# Final draft for my lables!



## RocknRoll (Jan 24, 2013)

So...what do you think? I felt the plain white lables would look better with a little color. I'm pretty happy with them! Here's a picture of the front and the back.


----------



## melstan775 (Jan 24, 2013)

This is a lovely label! Understanded and classy, it's a classic.  What did you use for the paper under the label?


----------



## AlchemyandAshes (Jan 24, 2013)

Beautiful! Did you make the labels yourself?


----------



## dianne70 (Jan 24, 2013)

Love it


----------



## RocknRoll (Jan 24, 2013)

melstan775 said:


> This is a lovely label! Understanded and classy, it's a classic.  What did you use for the paper under the label?


 
Glad you like it! It's just this thin wax paper. I found them at my local "cash n carry" (they sell restaraunt supplies). They come in a box of 500 for $6.00. I use them for everything! I lay a few down in my work space while im making soap and I use them to put my messy tools on, then its easy clean up. 

But the best use Ive found is for wrapping my soap! They breathe, are easy to work with and are CHEAP! I can cut one sheet in half and it covers my soap perfectly if folded right. I calculated it to cost LESS THAN 1 penny! Cant beat that! 

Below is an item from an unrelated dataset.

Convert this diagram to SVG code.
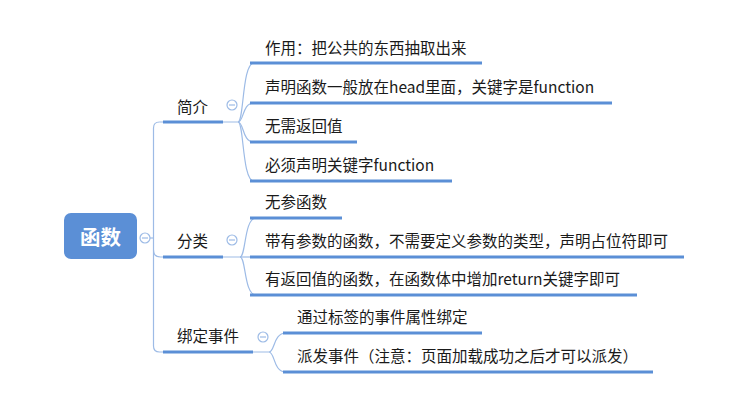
<svg xmlns="http://www.w3.org/2000/svg" width="755" height="414" viewBox="0 0 755 414">
  <defs>
    <style>
      .thin { fill: none; stroke: #9dbbe6; stroke-width: 1.2; }
      .bar { fill: none; stroke: #5b8fd6; stroke-width: 3; }
      .label { font-family: "Noto Sans CJK SC", "Microsoft YaHei", sans-serif; font-size: 15.5px; fill: #1a1a1a; }
      .root-text { font-family: "Noto Sans CJK SC", sans-serif; font-size: 20.5px; font-weight: bold; fill: #ffffff; }
      .fold circle { fill: #ffffff; stroke: #9dbbe6; stroke-width: 1.2; }
      .fold line { stroke: #9dbbe6; stroke-width: 1.2; }
    </style>
  </defs>
  <rect width="755" height="414" fill="#ffffff"/>

  <g id="connectors">
    <!-- root to trunk -->
    <path class="thin" d="M150,238 H153.5"/>
    <!-- trunk -->
    <path class="thin" d="M159.5,122 Q153.5,122 153.5,128 V346 Q153.5,352 159.5,352 H269"/>
    <path class="thin" d="M159.5,122 H238"/>
    <path class="thin" d="M153.5,250 Q153.5,257 160.5,257 H240"/>
    <!-- 简介 bracket -->
    <path class="thin" d="M238,122 C244,122 242,63 254,63"/>
    <path class="thin" d="M238,122 C244,122 242,103 254,103"/>
    <path class="thin" d="M238,122 C244,122 242,142 254,142"/>
    <path class="thin" d="M238,122 C244,122 242,181 254,181"/>
    <!-- 分类 bracket -->
    <path class="thin" d="M240,257 C246,257 244,218 256,218"/>
    <path class="thin" d="M240,257 H256"/>
    <path class="thin" d="M240,257 C246,257 244,295 256,295"/>
    <!-- 绑定事件 bracket -->
    <path class="thin" d="M269,352 C275,352 273,333 286,333"/>
    <path class="thin" d="M269,352 C275,352 273,372 286,372"/>
  </g>

  <g id="root">
    <rect x="64" y="213" width="73" height="46" rx="7" fill="#5b8fd6"/>
    <text class="root-text" x="100.5" y="245" text-anchor="middle">函数</text>
    <g class="fold"><circle cx="145" cy="238" r="5"/><line x1="142" y1="238" x2="148" y2="238"/></g>
  </g>

  <g id="branch-intro">
    <path class="bar" d="M163,122 H223"/>
    <text class="label" x="177" y="113">简介</text>
    <g class="fold"><circle cx="232" cy="105" r="5"/><line x1="229" y1="105" x2="235" y2="105"/></g>
  </g>
  <g id="intro-1">
    <path class="bar" d="M250,63 H482"/>
    <text class="label" x="265" y="54">作用：把公共的东西抽取出来</text>
  </g>
  <g id="intro-2">
    <path class="bar" d="M250,103 H612"/>
    <text class="label" x="265" y="93">声明函数一般放在head里面，关键字是function</text>
  </g>
  <g id="intro-3">
    <path class="bar" d="M250,142 H357"/>
    <text class="label" x="265" y="132">无需返回值</text>
  </g>
  <g id="intro-4">
    <path class="bar" d="M250,181 H452"/>
    <text class="label" x="265" y="171">必须声明关键字function</text>
  </g>

  <g id="branch-types">
    <path class="bar" d="M163,257 H223"/>
    <text class="label" x="177" y="247">分类</text>
    <g class="fold"><circle cx="232" cy="240" r="5"/><line x1="229" y1="240" x2="235" y2="240"/></g>
  </g>
  <g id="types-1">
    <path class="bar" d="M250,218 H342"/>
    <text class="label" x="265" y="208">无参函数</text>
  </g>
  <g id="types-2">
    <path class="bar" d="M250,257 H684"/>
    <text class="label" x="265" y="247">带有参数的函数，不需要定义参数的类型，声明占位符即可</text>
  </g>
  <g id="types-3">
    <path class="bar" d="M250,295 H637"/>
    <text class="label" x="265" y="285">有返回值的函数，在函数体中增加return关键字即可</text>
  </g>

  <g id="branch-events">
    <path class="bar" d="M163,352 H253"/>
    <text class="label" x="177" y="342">绑定事件</text>
    <g class="fold"><circle cx="263" cy="337" r="5"/><line x1="260" y1="337" x2="266" y2="337"/></g>
  </g>
  <g id="events-1">
    <path class="bar" d="M283,333 H482"/>
    <text class="label" x="297" y="323">通过标签的事件属性绑定</text>
  </g>
  <g id="events-2">
    <path class="bar" d="M283,372 H653"/>
    <text class="label" x="297" y="362">派发事件（注意：页面加载成功之后才可以派发）</text>
  </g>
</svg>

I've been making round soaps and I'm going to use coffee filters to wrap them in... again for about 1 penny. :mrgreen:


----------



## RocknRoll (Jan 24, 2013)

AlchemyandAshes said:


> Beautiful! Did you make the labels yourself?


 
Yes i did! I ordered my lables through onlinelables.com and you get free activation of their lable making program. It took a while but it was worth it. 

Ive contacted Lazercuts so I can have my name/logo made into a soap stamp. Then....after that, it's insurance time!


----------



## RocknRoll (Jan 24, 2013)

dianne70 said:


> Love it


 
Thanks! I'm kind of proud of it!


----------



## Hayley (Jan 25, 2013)

Wow, that looks amazing!


----------



## sue1965 (Jan 25, 2013)

Your label looks great!  Very professional and I love the background.  You did a great job on it!


----------



## deb8907 (Jan 25, 2013)

Perfect!  I know it takes a lot of time to perfect something like that!


----------



## jeremmy (Jan 25, 2013)

Those look great!


----------



## TeriDk (Jan 25, 2013)

Rock&Royalty said:


> Ive contacted Lazercuts so I can have my name/logo made into a soap stamp. Then....after that, it's insurance time!



Lovely packaging.  Will you share the link to Lazercuts.  My google search failed to locate a custom soap stamp maker.  Many thanks.


----------



## lsg (Jan 25, 2013)

Beautiful labels.


----------



## paillo (Jan 25, 2013)

some of the very nicest labels i've seen!


----------



## RocknRoll (Jan 26, 2013)

Wow, thanks everybody! Just made my day! :-D


----------



## RocknRoll (Jan 26, 2013)

TeriDk said:


> Lovely packaging.  Will you share the link to Lazercuts.  My google search failed to locate a custom soap stamp maker.  Many thanks.


 
http://lasercutz.co.uk/ i hope this works!


----------



## Sammi_552 (Jan 26, 2013)

I love how the background picture is subtle but clear. It's a beautiful label and the packaging compliments your label perfectly. Just curious, I'm assuming you can change the background picture to suit different soaps?


----------



## Soapsense (Jan 26, 2013)

Love those, do you print them or do they print them snd send them all made to you?


----------



## TeriDk (Jan 27, 2013)

Rock&Royalty said:


> http://lasercutz.co.uk/ i hope this works!



Looking in the wrong country, thanks.


----------



## marghewitt (Jan 28, 2013)

OMG using wax paper is brilliant! I also use Onlinelabels and love them. Any chance you would post how you fold your paper to wrap the soap so beautifully?


----------



## serfmunke (Jan 28, 2013)

I like your labels a lot! I too use wax paper but just buy mine from the grocery store. Tear my pieces and cut in half. I like the way you wrap yours with the decorative sticker on the back, trés cute!


----------



## sue1965 (May 16, 2013)

I love your labels, very nice!!  How were you able to choose your background?  Was it something you downloaded from the internet?


----------



## la-rene (May 16, 2013)

Very Nice!!


----------



## Ancel (May 16, 2013)

Really nice! Love how the wax paper is thin enough to see the lovely swirl through  tantalizing!


----------



## tkine (May 31, 2013)

Very well done...looks professional


----------



## three_little_fishes (Jun 1, 2013)

That looks great! I love the labels and the packaging.


----------